Let's go back in time, back before the big wars, all of them: Imagine North America's Midwestern landscape before European settlement, visualize. A view from Space reveals Illinois' western prairie fringe blending with forest cover increasing eastward. Forest tentacles follow river valleys westward into vast prairie. From stationary satellite view, our fat green planet spinning westward under our cosmic perch reveals closing forest canopy as gathering trees coalesce. The earth turns and the landscape quickly transitions to nearly unbroken green forest canopy in eastern Indiana. Our original vast Eastern Deciduous Forest is passing under our cosmic gaze and already, irregularities are apparent. Zoom in just a little..., our view changes a lot. Green summertime canopy is imperfect at closer inspection, now we see hairlike ribbons coursing through green valleys, zoom in a little more, islands of irregular canopy appear where prairie openings pattern the sea of green. Prairie openings pockmark the glacial plains and beyond, even the eastern hills are broken by pigeon balds and rocky gorges. Ohio, for example, was ranked 95% forest before settlement, yet, prairie openings, in western Ohio, mainly, were many, some quite large. As far east as central Ohio, in Pickaway County, a six-thousand acre prairie known as the Pickaway Plains occupied the broad glacial terrace along the green canyon of the Scioto River, the green canyon and plains easily seen from high in space, even today.

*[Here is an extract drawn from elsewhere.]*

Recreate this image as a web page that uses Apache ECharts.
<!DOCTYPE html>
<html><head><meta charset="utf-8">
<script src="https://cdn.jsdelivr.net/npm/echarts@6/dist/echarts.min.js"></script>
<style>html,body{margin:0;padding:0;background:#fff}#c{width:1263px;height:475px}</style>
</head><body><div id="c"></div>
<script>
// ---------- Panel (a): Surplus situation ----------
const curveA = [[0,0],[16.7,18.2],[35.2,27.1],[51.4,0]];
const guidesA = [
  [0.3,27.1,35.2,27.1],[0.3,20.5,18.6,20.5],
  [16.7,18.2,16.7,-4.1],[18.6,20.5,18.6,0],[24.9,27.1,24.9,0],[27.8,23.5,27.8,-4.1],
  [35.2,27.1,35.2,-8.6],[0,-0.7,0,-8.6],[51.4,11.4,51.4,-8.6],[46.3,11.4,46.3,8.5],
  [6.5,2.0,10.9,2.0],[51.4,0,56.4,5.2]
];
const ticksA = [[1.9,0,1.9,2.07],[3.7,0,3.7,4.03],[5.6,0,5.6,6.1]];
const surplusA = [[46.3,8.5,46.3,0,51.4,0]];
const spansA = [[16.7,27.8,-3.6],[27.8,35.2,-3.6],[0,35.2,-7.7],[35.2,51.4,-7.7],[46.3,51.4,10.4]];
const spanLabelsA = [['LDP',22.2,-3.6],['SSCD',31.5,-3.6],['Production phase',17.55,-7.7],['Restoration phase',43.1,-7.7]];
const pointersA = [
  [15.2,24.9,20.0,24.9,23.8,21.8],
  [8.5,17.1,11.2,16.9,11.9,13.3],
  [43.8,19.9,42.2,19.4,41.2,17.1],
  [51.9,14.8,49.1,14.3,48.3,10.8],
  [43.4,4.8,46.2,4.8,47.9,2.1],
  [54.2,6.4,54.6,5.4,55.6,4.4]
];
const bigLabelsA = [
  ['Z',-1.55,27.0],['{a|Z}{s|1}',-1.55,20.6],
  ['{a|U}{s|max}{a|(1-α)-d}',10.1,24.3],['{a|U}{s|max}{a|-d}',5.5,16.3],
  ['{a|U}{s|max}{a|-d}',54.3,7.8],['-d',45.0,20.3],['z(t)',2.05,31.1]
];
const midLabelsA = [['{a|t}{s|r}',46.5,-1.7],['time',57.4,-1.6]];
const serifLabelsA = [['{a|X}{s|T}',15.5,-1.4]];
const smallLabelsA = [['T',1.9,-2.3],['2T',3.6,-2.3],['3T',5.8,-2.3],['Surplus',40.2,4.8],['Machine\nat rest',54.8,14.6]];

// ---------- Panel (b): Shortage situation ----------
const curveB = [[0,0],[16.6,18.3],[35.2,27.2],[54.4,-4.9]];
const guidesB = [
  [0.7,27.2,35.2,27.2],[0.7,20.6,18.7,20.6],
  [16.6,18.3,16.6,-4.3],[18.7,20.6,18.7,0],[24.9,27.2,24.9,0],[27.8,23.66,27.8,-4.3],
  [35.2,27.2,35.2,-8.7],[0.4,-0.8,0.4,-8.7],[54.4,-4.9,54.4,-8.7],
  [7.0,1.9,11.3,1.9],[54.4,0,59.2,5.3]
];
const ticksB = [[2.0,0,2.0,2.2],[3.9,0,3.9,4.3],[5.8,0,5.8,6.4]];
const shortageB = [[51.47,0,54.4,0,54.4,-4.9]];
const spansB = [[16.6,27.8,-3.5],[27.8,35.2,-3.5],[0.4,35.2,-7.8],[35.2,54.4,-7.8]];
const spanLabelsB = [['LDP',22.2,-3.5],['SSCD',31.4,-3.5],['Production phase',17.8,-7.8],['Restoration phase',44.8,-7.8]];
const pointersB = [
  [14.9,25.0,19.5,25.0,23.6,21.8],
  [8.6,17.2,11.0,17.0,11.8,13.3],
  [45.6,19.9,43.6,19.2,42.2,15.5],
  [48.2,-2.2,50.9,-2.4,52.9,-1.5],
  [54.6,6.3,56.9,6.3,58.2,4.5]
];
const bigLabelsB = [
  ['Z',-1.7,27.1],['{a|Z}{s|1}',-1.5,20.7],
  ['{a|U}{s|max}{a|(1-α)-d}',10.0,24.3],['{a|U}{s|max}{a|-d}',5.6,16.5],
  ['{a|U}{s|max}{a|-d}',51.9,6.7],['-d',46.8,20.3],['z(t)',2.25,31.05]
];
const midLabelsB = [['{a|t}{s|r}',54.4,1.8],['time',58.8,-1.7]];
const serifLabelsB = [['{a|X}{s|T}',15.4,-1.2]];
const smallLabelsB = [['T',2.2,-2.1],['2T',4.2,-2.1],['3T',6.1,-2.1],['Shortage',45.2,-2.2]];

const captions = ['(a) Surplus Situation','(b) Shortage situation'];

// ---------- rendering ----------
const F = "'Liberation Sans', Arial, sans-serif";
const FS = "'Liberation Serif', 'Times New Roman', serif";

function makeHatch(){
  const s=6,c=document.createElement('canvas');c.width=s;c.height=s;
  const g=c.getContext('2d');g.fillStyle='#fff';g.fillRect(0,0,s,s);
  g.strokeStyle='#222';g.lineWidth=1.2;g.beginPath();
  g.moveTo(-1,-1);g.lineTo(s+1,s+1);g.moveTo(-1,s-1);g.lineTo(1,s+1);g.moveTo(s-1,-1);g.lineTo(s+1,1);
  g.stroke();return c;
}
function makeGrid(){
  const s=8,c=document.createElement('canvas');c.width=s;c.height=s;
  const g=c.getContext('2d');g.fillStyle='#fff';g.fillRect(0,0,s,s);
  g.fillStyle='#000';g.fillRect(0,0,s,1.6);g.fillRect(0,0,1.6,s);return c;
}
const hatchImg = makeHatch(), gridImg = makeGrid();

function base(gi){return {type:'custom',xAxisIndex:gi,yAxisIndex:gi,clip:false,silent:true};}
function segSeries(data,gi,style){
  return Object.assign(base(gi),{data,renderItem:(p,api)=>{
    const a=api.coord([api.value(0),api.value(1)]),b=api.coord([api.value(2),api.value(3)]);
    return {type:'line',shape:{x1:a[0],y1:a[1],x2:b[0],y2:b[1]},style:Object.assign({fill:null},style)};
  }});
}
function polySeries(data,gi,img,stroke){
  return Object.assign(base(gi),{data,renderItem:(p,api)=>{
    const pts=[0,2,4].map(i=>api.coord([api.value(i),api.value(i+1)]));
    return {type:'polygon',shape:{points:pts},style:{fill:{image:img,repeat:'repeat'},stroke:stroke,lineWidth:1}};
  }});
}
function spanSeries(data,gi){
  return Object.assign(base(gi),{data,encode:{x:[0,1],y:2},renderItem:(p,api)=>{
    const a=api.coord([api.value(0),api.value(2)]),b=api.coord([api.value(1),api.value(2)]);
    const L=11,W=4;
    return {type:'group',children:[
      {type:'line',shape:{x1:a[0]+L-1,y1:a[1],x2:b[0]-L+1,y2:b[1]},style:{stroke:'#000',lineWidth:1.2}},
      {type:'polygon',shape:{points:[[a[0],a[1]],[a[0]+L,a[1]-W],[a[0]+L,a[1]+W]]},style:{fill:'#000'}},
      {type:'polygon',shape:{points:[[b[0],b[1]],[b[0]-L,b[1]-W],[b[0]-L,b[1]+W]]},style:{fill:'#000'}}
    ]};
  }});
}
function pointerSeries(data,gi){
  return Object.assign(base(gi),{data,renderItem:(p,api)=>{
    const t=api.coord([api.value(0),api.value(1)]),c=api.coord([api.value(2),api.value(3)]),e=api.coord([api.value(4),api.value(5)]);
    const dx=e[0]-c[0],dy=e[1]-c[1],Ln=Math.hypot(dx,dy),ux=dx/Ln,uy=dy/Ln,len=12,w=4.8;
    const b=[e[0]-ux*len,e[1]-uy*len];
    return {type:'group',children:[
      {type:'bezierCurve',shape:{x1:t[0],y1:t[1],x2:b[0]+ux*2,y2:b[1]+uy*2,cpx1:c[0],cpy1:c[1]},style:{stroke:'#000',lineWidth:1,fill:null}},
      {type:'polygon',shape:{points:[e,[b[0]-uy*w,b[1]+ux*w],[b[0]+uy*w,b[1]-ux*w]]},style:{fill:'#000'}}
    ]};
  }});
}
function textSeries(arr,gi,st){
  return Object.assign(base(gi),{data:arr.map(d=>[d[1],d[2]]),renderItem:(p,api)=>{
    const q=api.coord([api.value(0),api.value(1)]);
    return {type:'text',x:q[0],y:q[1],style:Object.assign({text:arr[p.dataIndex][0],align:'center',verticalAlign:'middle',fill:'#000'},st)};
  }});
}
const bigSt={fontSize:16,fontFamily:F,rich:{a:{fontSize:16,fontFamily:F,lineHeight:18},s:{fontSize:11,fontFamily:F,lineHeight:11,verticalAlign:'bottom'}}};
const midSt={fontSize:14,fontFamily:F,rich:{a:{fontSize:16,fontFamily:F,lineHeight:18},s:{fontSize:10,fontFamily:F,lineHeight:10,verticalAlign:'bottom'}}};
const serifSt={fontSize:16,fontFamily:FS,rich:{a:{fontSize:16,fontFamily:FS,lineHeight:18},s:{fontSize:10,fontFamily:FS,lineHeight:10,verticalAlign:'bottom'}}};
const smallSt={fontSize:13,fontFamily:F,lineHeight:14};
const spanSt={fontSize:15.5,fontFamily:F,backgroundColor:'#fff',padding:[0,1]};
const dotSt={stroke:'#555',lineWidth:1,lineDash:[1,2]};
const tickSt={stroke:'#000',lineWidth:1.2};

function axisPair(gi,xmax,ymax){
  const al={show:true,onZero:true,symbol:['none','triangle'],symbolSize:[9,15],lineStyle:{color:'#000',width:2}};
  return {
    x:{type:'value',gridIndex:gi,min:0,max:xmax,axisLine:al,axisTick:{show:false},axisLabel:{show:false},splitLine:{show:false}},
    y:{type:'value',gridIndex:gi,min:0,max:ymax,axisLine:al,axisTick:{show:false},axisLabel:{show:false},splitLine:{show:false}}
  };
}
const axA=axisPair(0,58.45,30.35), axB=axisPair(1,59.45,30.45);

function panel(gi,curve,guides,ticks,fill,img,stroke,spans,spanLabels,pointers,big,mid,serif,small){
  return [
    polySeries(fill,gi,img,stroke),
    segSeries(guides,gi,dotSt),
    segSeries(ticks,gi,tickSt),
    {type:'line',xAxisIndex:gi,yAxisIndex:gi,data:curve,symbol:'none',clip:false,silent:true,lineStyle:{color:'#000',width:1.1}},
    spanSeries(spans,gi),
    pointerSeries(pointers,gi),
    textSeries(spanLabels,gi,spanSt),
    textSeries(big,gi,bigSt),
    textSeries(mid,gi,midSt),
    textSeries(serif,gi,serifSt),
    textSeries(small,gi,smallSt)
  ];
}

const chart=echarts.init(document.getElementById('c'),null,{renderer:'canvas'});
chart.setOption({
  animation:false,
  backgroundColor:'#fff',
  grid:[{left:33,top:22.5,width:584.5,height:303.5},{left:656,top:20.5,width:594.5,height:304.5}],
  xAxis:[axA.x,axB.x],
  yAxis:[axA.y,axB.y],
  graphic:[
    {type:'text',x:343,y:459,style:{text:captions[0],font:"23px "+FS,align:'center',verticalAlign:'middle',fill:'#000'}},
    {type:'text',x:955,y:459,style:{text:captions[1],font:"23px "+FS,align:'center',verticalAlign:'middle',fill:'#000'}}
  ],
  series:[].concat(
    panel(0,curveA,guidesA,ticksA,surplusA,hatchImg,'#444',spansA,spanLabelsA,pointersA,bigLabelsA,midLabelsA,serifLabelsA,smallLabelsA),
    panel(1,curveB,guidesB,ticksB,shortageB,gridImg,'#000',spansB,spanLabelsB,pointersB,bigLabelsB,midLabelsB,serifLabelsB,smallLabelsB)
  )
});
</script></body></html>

Major and minor river valleys dissecting Midwestern landscapes formed permanent corridors through Eastern Deciduous Forest landscapes. These green canyons offered corridors of open sky filled with waterfowl and frequent canyon dashes by crossing passerine (perching) birds like flocks of noisy showy Carolina Parakeets, now extinct. Did peregrines hunt ribbons of open sky along river valleys?

We have few records for Duck Hawks (peregrines) nesting away from stony eyries, in the east. My home state, Ohio, has no accepted record of native nesting peregrine falcons at all. Of course, early settlement records of bird observations are few and far between anywhere you look.

I speculate that peregrines regularly occurred in green canyons of riparian corridors throughout the Midwest. Indiana records may suggest a pattern of occurrence repeated along major river valleys.

Green canyon falcons along the Wabash River...

Birds of Indiana, by Amos W. Butler, Indiana Department of Geology and Natural Resources, Twenty-second Annual Report, 1897, page 795 (italics, mine):

"Nest, in cavity in trees, and on cliffs, eggs, 3-5; pale creamy white, sometimes overlaid with light chocolate, irregularly blotched, streaked and spotted with brown or reddish-brown; 2.10 by 1.68.
Resident, not rare, in Lower Wabash Valley. Throughout the remainder of the State, rare. Migrant. Breeds. In the spring of 1878, Mr. Robert Ridgway discovered that this was by no means a rare bird in the heavy timber in the bottoms of the Wabash River, in the vicinity of Mt. Carmel, Illinois. Three nests were found there. All were placed in cavities in the top of very large sycamore trees, and were inaccessible. One of these trees was  felled, and measurements with a tapeline showed the nest had been eighty nine feet from the ground. It was placed in a shallow cavity, caused by breaking off of the main limb, the upper part of which projected
sufficiently to protect it. Four fully feathered young were taken from the nest (B. N. 0. C, 1878, pp. 163, 164).
Mr. Ridgway also informs me it breeds in Knox and Gibson counties, Ind. The Duck Hawk usually nests on the projections of cliffs, and the foregoing sites are unusual."